According to Ben Levisohn of The Wall Street Journal, stocks have been moving in virtual lockstep with each other. The situation is known as correlation, where a reading of 100% indicates that stocks are moving completely in tandem.
There are two types of correlation: actual and implied correlation. Actual correlation is based on historical data, while implied correlation is based on options traders’ expectations of correlation in the future. [ETFs: Your Friend in Volatile Times.]

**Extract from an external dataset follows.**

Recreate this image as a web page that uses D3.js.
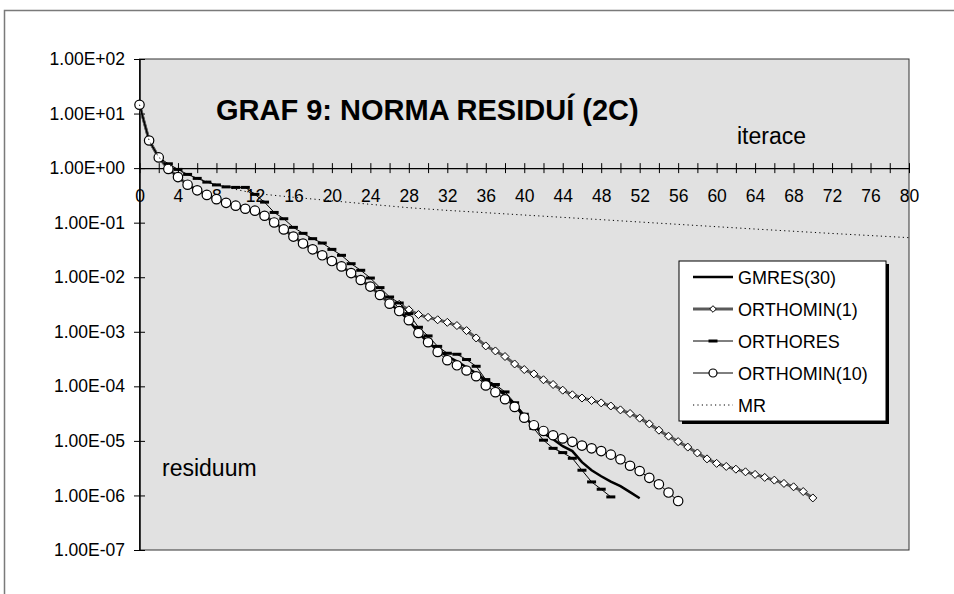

Implied correlation is hovering around 80%, which means that eight out of 10 stocks in the S&P 500 will move in the same direction as the index itself. The situation is abnormal because when market volatility falls, implied correlation usually follows. Yet, despite the fact that the VIX has fallen by half over the past three months, implied correlation has barely moved.
Some professionals think the trend is temporary, and are setting up ways to profit if and when the market returns to normal. One way they are doing this is by simultaneously buying options on a stock and selling options on an ETF. The trade is known as a dispersion trade, and the bet is that the two will become less correlated over time.